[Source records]
========================================================================

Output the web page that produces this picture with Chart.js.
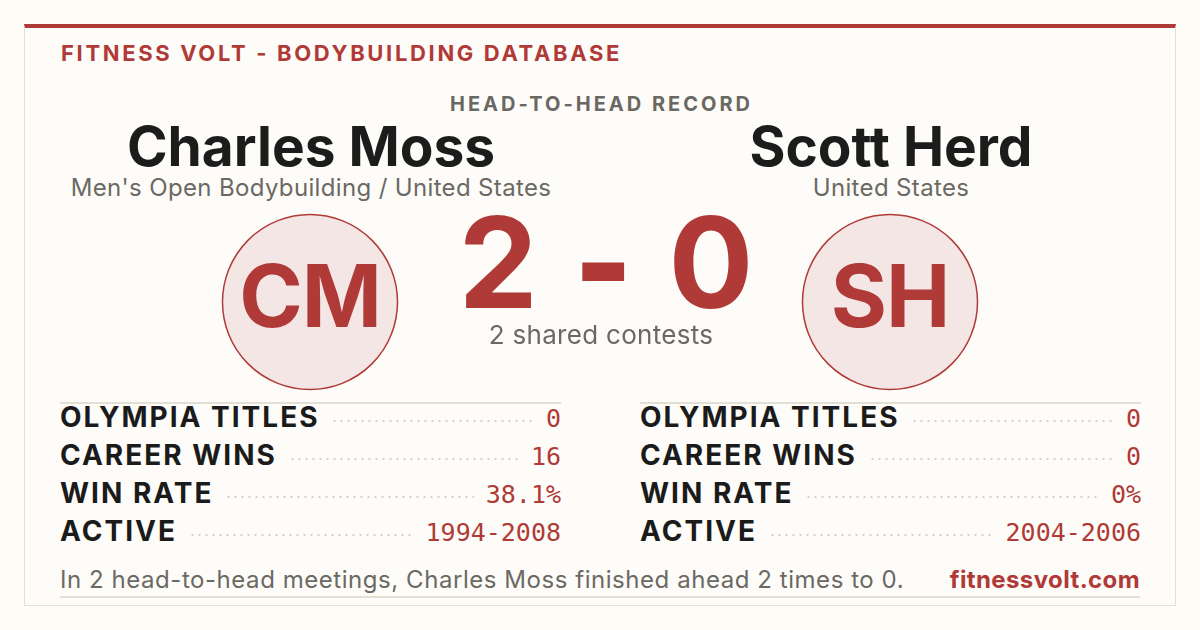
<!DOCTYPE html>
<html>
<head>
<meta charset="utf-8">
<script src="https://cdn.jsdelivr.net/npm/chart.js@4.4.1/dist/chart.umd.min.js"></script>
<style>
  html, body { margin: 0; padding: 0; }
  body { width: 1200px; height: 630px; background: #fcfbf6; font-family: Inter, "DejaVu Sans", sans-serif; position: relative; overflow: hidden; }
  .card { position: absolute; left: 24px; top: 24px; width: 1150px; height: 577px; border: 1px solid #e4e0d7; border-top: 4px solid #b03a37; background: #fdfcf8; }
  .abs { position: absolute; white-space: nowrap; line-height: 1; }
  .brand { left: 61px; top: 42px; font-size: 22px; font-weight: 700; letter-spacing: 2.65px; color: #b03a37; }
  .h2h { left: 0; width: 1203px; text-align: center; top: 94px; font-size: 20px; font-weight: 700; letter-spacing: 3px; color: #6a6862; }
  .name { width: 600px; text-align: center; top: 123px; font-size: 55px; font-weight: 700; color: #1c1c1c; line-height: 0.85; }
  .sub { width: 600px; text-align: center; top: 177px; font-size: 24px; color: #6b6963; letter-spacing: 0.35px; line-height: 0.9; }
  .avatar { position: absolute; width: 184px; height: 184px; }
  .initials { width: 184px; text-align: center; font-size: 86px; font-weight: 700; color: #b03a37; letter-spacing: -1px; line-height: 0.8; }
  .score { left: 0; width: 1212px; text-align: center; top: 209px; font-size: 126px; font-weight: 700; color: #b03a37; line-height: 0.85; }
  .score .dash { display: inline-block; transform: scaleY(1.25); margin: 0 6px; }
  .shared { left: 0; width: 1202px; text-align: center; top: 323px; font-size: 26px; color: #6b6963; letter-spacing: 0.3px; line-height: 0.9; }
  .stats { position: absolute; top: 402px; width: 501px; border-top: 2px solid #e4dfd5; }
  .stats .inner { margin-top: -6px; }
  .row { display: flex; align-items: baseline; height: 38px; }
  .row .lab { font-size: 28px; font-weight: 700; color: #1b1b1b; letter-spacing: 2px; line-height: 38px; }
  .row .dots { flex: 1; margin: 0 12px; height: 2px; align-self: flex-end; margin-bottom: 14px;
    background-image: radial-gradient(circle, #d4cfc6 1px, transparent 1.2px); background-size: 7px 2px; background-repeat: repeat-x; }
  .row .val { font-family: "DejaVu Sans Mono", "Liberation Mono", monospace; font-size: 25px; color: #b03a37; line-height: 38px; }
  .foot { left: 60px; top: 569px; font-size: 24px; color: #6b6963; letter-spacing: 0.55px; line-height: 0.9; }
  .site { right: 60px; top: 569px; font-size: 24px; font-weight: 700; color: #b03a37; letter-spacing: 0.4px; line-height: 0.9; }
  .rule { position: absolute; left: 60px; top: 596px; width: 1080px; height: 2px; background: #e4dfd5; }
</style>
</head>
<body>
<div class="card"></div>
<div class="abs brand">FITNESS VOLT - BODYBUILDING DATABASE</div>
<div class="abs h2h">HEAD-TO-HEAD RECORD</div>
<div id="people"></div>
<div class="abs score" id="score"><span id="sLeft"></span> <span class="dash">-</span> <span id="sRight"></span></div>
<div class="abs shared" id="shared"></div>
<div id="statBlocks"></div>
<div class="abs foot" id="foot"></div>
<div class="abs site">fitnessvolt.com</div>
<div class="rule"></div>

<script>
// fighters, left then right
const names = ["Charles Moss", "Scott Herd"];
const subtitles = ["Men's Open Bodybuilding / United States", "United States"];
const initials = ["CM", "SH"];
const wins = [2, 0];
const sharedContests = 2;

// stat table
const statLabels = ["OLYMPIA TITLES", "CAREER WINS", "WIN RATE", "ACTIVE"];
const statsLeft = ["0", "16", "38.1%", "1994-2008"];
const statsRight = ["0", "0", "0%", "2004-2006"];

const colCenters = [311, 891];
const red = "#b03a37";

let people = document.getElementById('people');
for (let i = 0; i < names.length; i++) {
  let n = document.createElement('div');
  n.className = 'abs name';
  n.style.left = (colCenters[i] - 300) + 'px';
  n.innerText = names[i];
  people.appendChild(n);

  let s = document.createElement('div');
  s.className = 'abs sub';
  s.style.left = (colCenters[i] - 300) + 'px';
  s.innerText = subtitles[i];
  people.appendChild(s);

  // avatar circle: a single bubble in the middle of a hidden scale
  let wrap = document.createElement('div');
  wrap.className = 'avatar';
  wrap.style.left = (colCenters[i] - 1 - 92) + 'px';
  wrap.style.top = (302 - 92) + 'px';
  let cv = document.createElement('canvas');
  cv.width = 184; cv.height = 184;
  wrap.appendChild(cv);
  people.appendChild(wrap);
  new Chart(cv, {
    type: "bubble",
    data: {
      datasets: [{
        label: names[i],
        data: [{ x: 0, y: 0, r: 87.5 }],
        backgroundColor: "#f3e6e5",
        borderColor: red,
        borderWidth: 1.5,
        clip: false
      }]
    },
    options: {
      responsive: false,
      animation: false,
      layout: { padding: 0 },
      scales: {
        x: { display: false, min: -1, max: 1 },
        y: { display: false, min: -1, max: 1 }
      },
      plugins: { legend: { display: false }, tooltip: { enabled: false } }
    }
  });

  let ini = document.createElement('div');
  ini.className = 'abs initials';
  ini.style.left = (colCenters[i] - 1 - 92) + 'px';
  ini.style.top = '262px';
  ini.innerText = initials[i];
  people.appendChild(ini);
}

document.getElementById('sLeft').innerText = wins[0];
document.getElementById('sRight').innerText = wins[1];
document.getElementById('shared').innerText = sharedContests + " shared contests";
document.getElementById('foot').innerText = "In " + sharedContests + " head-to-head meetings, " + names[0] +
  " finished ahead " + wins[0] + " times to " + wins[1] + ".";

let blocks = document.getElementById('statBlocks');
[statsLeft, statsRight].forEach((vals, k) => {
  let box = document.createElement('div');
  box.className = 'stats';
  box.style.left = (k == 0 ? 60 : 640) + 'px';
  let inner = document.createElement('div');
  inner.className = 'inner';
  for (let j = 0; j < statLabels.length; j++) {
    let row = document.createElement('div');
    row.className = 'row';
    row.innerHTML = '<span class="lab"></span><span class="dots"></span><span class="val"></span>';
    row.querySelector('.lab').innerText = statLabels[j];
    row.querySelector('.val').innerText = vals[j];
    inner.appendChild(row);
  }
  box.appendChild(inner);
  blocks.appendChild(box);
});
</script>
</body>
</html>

========================================================================

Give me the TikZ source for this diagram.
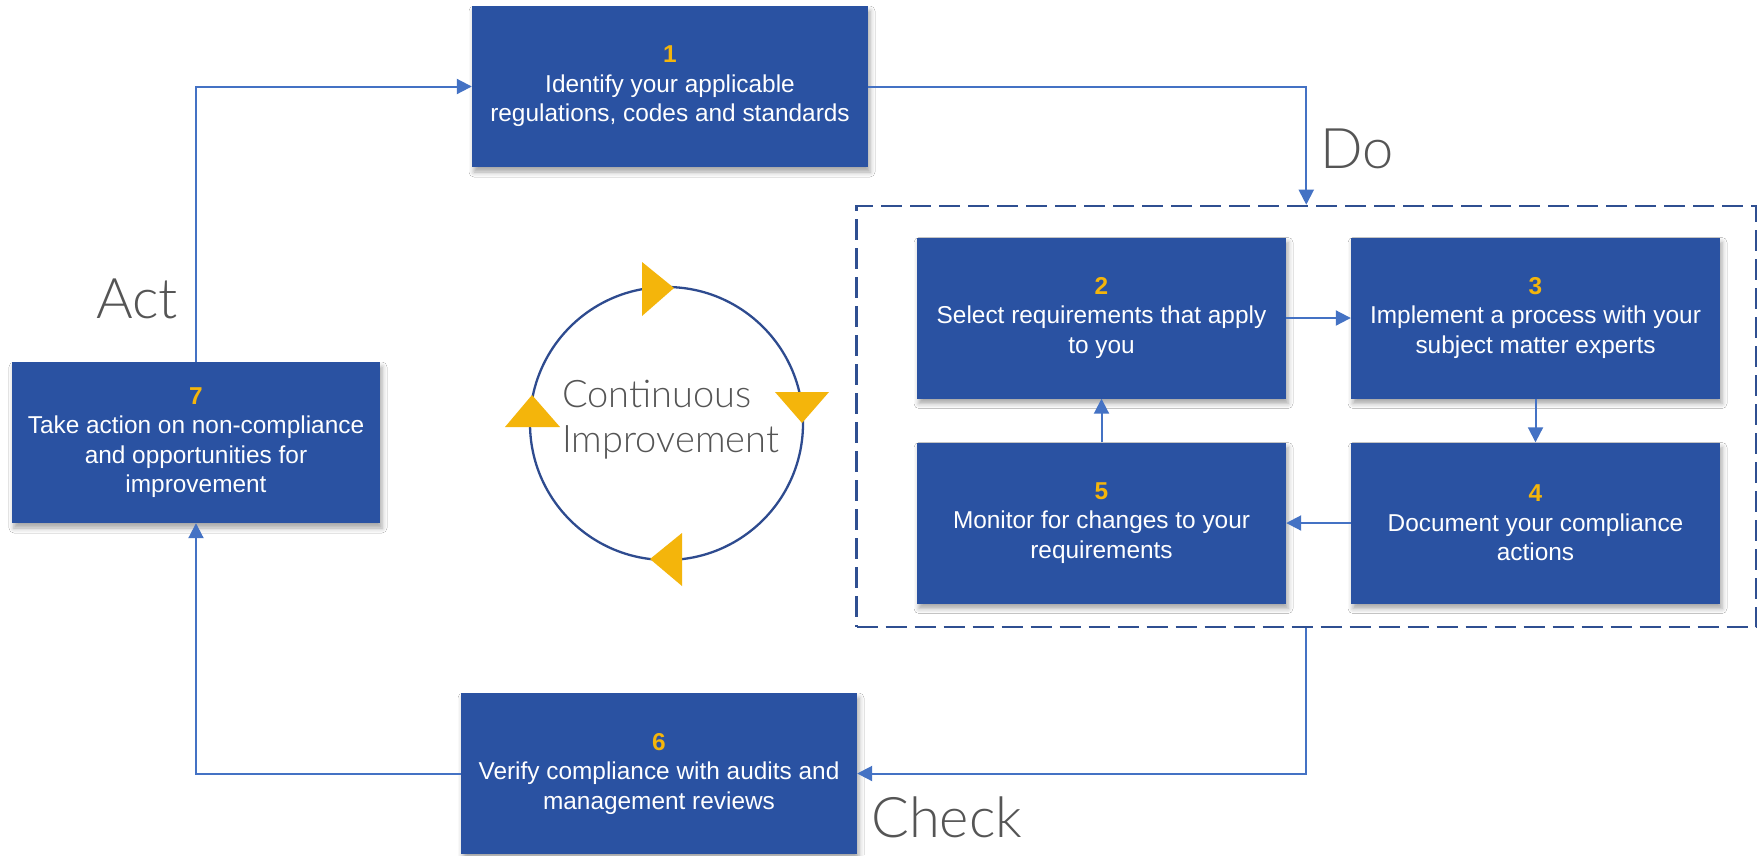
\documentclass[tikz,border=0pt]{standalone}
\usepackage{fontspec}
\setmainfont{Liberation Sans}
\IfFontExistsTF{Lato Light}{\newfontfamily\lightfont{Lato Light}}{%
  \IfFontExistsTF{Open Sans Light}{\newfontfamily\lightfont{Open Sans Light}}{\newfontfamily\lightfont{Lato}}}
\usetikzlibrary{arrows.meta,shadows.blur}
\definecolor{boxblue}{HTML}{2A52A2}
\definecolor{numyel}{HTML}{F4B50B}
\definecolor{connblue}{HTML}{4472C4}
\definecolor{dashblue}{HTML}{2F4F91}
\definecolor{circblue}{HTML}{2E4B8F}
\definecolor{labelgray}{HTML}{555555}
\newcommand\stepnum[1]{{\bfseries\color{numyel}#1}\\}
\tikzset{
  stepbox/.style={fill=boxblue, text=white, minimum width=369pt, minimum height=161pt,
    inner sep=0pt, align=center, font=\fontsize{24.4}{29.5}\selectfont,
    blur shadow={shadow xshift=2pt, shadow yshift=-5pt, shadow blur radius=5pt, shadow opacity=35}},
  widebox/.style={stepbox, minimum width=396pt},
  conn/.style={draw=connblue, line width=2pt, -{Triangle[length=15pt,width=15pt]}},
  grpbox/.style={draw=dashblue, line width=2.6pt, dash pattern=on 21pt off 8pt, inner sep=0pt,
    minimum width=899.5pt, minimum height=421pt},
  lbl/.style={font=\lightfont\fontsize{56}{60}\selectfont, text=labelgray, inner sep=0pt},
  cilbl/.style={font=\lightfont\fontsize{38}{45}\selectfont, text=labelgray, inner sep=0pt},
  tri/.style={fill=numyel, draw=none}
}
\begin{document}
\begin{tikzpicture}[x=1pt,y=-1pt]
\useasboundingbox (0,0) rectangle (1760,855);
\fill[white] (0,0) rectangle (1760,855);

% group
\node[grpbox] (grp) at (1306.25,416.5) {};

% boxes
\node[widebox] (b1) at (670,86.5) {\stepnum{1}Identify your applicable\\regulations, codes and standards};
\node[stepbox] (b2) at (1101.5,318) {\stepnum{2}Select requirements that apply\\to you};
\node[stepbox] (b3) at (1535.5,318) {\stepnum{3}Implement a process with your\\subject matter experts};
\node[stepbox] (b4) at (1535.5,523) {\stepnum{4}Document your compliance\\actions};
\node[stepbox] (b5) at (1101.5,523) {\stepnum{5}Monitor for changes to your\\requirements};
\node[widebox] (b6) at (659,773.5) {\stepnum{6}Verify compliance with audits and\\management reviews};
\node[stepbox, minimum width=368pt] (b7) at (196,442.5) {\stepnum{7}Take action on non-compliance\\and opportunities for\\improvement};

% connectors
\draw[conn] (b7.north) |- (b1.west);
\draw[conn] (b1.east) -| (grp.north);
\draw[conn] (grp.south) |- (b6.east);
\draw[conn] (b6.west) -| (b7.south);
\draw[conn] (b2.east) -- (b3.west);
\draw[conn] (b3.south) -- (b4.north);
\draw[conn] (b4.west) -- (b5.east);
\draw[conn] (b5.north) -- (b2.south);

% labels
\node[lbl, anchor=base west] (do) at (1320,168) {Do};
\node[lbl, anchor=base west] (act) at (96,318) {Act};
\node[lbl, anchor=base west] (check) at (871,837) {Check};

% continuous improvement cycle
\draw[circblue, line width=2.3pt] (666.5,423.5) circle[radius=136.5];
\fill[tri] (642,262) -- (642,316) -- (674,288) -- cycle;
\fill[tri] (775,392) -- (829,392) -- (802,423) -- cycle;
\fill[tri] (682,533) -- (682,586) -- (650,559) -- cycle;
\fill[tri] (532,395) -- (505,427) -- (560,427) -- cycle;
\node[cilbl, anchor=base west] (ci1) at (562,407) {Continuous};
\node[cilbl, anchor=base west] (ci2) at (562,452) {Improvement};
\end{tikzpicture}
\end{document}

========================================================================

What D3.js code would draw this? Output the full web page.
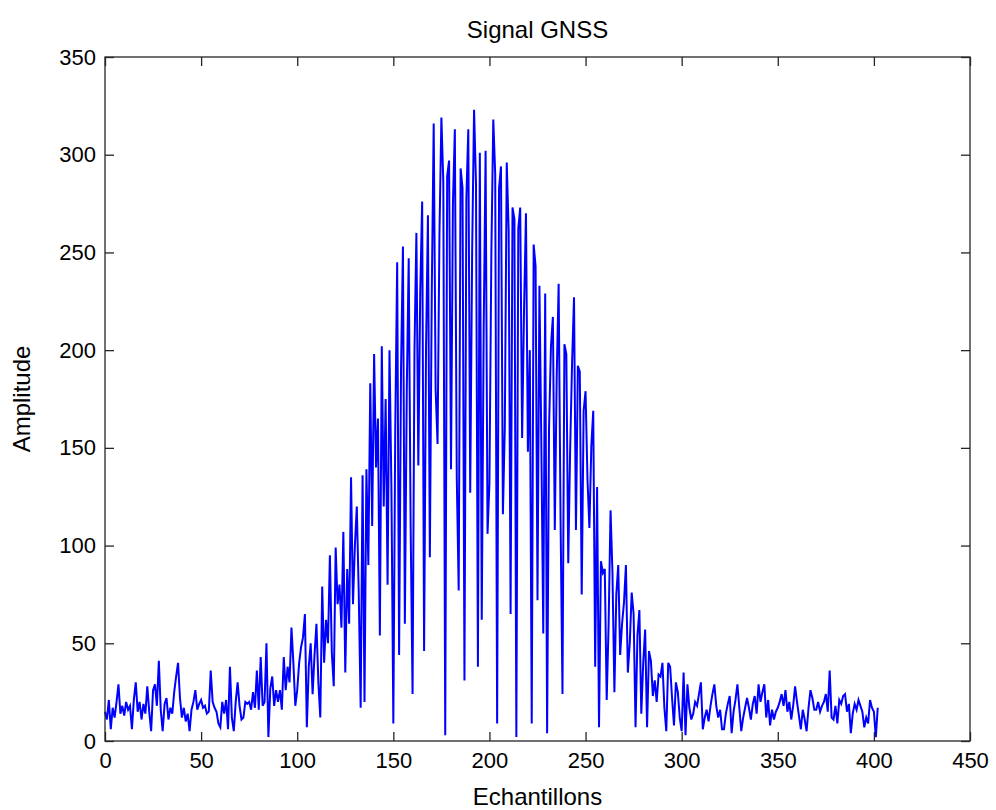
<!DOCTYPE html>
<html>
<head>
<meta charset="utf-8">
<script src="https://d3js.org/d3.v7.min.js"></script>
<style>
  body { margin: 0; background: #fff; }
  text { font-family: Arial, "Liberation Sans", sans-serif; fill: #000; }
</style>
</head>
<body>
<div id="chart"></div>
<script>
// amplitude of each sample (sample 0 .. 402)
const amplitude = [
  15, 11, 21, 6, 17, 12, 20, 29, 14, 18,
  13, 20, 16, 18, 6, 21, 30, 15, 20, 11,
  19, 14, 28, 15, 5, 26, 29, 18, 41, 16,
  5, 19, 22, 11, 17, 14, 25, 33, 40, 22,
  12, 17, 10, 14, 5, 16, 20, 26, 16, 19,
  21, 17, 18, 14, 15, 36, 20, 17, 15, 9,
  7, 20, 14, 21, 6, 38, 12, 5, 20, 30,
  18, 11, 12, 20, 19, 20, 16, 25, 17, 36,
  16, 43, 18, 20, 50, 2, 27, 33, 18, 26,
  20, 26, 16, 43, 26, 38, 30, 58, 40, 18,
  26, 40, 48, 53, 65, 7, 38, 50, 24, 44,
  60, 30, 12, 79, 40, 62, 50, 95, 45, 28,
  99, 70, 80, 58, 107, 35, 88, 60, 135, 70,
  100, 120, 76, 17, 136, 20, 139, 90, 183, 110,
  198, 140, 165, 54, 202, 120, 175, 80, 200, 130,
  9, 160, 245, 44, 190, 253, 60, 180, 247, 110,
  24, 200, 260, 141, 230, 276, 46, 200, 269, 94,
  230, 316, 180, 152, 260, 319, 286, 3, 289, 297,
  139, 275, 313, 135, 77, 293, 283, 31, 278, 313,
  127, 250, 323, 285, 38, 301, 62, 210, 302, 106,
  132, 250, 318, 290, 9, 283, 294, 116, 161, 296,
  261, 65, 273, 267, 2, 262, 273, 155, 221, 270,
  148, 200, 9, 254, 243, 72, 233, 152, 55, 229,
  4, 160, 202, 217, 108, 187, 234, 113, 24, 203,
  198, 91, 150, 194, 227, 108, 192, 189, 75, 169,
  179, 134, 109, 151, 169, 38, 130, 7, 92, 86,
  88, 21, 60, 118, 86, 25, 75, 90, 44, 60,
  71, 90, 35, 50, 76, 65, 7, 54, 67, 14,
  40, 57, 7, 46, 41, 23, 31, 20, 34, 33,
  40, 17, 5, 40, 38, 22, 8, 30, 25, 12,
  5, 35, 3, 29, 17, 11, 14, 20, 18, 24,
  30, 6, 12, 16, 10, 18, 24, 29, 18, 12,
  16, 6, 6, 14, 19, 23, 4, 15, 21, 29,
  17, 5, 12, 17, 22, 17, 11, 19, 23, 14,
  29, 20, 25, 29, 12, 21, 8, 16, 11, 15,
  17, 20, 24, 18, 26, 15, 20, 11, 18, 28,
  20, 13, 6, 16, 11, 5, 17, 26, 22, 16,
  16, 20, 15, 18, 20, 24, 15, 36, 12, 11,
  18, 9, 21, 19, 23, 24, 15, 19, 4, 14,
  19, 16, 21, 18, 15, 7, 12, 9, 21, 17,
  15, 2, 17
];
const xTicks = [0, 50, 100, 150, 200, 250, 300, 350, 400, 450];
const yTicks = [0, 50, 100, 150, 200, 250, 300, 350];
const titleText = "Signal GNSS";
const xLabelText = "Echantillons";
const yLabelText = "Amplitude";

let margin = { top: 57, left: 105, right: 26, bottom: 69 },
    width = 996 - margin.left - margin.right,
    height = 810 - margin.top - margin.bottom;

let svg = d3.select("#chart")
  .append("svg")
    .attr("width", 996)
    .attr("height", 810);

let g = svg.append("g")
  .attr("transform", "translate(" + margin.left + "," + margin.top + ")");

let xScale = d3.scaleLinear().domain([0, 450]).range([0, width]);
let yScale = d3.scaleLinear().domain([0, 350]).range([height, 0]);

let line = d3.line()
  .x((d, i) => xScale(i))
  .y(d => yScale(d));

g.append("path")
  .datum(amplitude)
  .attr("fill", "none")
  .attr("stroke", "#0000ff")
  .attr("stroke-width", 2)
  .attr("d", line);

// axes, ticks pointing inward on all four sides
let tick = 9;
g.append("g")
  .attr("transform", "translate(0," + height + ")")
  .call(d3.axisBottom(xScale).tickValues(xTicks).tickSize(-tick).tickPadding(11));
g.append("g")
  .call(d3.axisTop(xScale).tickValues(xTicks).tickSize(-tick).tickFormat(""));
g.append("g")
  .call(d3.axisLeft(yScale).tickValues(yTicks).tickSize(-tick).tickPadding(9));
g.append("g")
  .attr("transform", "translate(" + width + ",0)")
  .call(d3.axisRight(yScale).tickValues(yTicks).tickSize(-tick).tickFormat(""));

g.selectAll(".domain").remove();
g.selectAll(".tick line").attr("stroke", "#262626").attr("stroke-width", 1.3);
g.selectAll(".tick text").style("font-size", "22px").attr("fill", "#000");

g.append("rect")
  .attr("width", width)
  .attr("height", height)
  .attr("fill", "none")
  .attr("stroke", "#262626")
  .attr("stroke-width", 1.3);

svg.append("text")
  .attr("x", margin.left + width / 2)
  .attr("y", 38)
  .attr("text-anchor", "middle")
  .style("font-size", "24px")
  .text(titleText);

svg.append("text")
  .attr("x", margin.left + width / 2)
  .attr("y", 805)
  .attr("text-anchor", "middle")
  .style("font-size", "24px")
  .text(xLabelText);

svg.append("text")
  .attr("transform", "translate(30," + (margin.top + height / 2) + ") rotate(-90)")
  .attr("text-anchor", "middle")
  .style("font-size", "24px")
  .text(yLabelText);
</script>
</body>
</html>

========================================================================

WORK REQUIRED:
Which lines contain "page"? Copy each of them out.

COMPLETE ANSWER:
Output the web page that produces this picture with Chart.js.
What D3.js code would draw this? Output the full web page.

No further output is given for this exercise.